Your task is to copy the listing exactly, with the pictures left out.
# # #
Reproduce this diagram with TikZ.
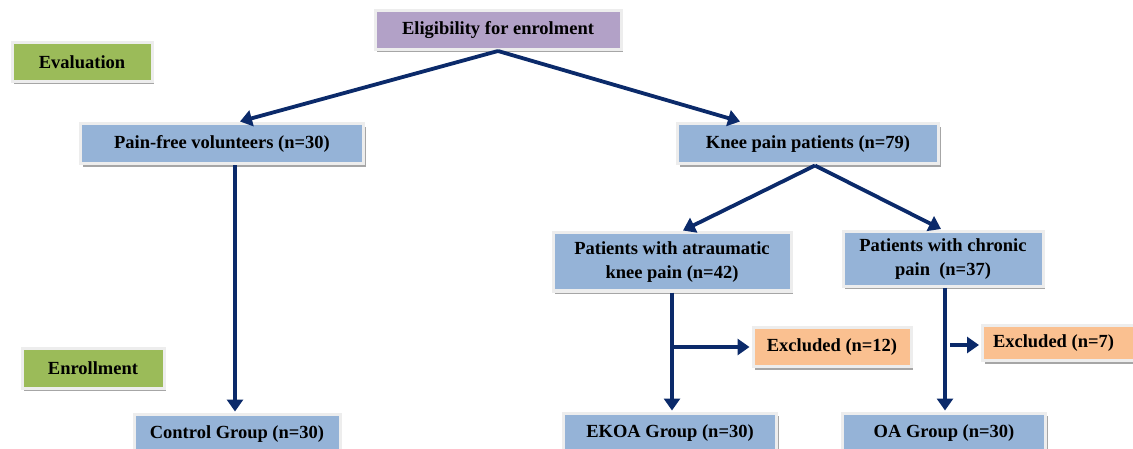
\documentclass[tikz,border=0pt]{standalone}
\usepackage{fontspec}
\setmainfont{Liberation Serif}
\usetikzlibrary{shadows,arrows.meta,calc}
\definecolor{evgreen}{HTML}{9BBB59}
\definecolor{elpurple}{HTML}{B2A1C7}
\definecolor{bxblue}{HTML}{95B3D7}
\definecolor{exorange}{HTML}{FAC090}
\definecolor{navy}{HTML}{0B2A6A}
\tikzset{
  box/.style={draw=black!7, line width=3pt, font=\bfseries\fontsize{18.5}{24}\selectfont,
    align=center, inner sep=2pt,
    drop shadow={shadow xshift=2pt, shadow yshift=-3pt, fill=black!35, opacity=1}},
  conn/.style={draw=navy, line width=3.8pt, -{Triangle[length=12pt,width=16pt]}},
}
\begin{document}
\begin{tikzpicture}[x=1pt,y=-1pt]
\useasboundingbox (0,0) rectangle (1133,449);
\node[box, fill=evgreen, minimum width=140, minimum height=39] (eval) at (82,62) {Evaluation};
\node[box, fill=elpurple, minimum width=246, minimum height=39] (elig) at (498,30) {Eligibility for enrolment};
\node[box, fill=bxblue, minimum width=283, minimum height=40] (pf) at (222,144) {Pain-free volunteers (n=30)};
\node[box, fill=bxblue, minimum width=261, minimum height=40] (knee) at (808,144) {Knee pain patients (n=79)};
\node[box, fill=bxblue, minimum width=238, minimum height=58] (atr) at (672,262) {Patients with atraumatic\\knee pain (n=42)};
\node[box, fill=bxblue, minimum width=200, minimum height=55] (chr) at (943,259) {Patients with chronic\\pain~~(n=37)};
\node[box, fill=exorange, minimum width=158, minimum height=39] (exa) at (832,347) {Excluded (n=12)};
\node[box, fill=exorange, minimum width=153, minimum height=35, anchor=west] (exb) at (981,343) {\makebox[146pt][l]{\hspace{7pt}Excluded (n=7)}};
\node[box, fill=evgreen, minimum width=142, minimum height=40] (enr) at (93,368) {Enrollment};
\node[box, fill=bxblue, minimum width=206, minimum height=40] (ctrl) at (237,434) {Control Group (n=30)};
\node[box, fill=bxblue, minimum width=213, minimum height=40] (ekoa) at (670,433) {EKOA Group (n=30)};
\node[box, fill=bxblue, minimum width=203, minimum height=40] (oa) at (944,433) {OA Group (n=30)};
% connectors
\draw[conn] (elig.south) -- ($(pf.north)+(18,-1)$);
\draw[conn] (elig.south) -- ($(knee.north)+(-68,-1)$);
\draw[conn] ($(knee.south)+(7,0)$) -- ($(atr.north)+(11,-1)$);
\draw[conn] ($(knee.south)+(7,0)$) -- ($(chr.north)+(-2,-1)$);
\draw[conn] ($(pf.south)+(13,0)$) -- ($(ctrl.north)+(-2,-1)$);
\draw[conn] (atr.south) -- ($(ekoa.north)+(2,-1)$);
\draw[conn] (atr.south |- exa.west) -- ($(exa.west)+(-2,0)$);
\draw[conn] ($(chr.south)+(2,0)$) -- ($(oa.north)+(1,-1)$);
\coordinate (bstart) at ($(chr.south |- exb.west)+(7,2)$);
\draw[conn] (bstart) -- ($(exb.west)+(-2,2)$);
\end{tikzpicture}
\end{document}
# # #
- RESULT OF THIS EXERCISE:
Reproduce this diagram with TikZ.
\documentclass[tikz,border=0pt]{standalone}
\usepackage{fontspec}
\setmainfont{Liberation Serif}
\usetikzlibrary{shadows,arrows.meta,calc}
\definecolor{evgreen}{HTML}{9BBB59}
\definecolor{elpurple}{HTML}{B2A1C7}
\definecolor{bxblue}{HTML}{95B3D7}
\definecolor{exorange}{HTML}{FAC090}
\definecolor{navy}{HTML}{0B2A6A}
\tikzset{
  box/.style={draw=black!7, line width=3pt, font=\bfseries\fontsize{18.5}{24}\selectfont,
    align=center, inner sep=2pt,
    drop shadow={shadow xshift=2pt, shadow yshift=-3pt, fill=black!35, opacity=1}},
  conn/.style={draw=navy, line width=3.8pt, -{Triangle[length=12pt,width=16pt]}},
}
\begin{document}
\begin{tikzpicture}[x=1pt,y=-1pt]
\useasboundingbox (0,0) rectangle (1133,449);
\node[box, fill=evgreen, minimum width=140, minimum height=39] (eval) at (82,62) {Evaluation};
\node[box, fill=elpurple, minimum width=246, minimum height=39] (elig) at (498,30) {Eligibility for enrolment};
\node[box, fill=bxblue, minimum width=283, minimum height=40] (pf) at (222,144) {Pain-free volunteers (n=30)};
\node[box, fill=bxblue, minimum width=261, minimum height=40] (knee) at (808,144) {Knee pain patients (n=79)};
\node[box, fill=bxblue, minimum width=238, minimum height=58] (atr) at (672,262) {Patients with atraumatic\\knee pain (n=42)};
\node[box, fill=bxblue, minimum width=200, minimum height=55] (chr) at (943,259) {Patients with chronic\\pain~~(n=37)};
\node[box, fill=exorange, minimum width=158, minimum height=39] (exa) at (832,347) {Excluded (n=12)};
\node[box, fill=exorange, minimum width=153, minimum height=35, anchor=west] (exb) at (981,343) {\makebox[146pt][l]{\hspace{7pt}Excluded (n=7)}};
\node[box, fill=evgreen, minimum width=142, minimum height=40] (enr) at (93,368) {Enrollment};
\node[box, fill=bxblue, minimum width=206, minimum height=40] (ctrl) at (237,434) {Control Group (n=30)};
\node[box, fill=bxblue, minimum width=213, minimum height=40] (ekoa) at (670,433) {EKOA Group (n=30)};
\node[box, fill=bxblue, minimum width=203, minimum height=40] (oa) at (944,433) {OA Group (n=30)};
% connectors
\draw[conn] (elig.south) -- ($(pf.north)+(18,-1)$);
\draw[conn] (elig.south) -- ($(knee.north)+(-68,-1)$);
\draw[conn] ($(knee.south)+(7,0)$) -- ($(atr.north)+(11,-1)$);
\draw[conn] ($(knee.south)+(7,0)$) -- ($(chr.north)+(-2,-1)$);
\draw[conn] ($(pf.south)+(13,0)$) -- ($(ctrl.north)+(-2,-1)$);
\draw[conn] (atr.south) -- ($(ekoa.north)+(2,-1)$);
\draw[conn] (atr.south |- exa.west) -- ($(exa.west)+(-2,0)$);
\draw[conn] ($(chr.south)+(2,0)$) -- ($(oa.north)+(1,-1)$);
\coordinate (bstart) at ($(chr.south |- exb.west)+(7,2)$);
\draw[conn] (bstart) -- ($(exb.west)+(-2,2)$);
\end{tikzpicture}
\end{document}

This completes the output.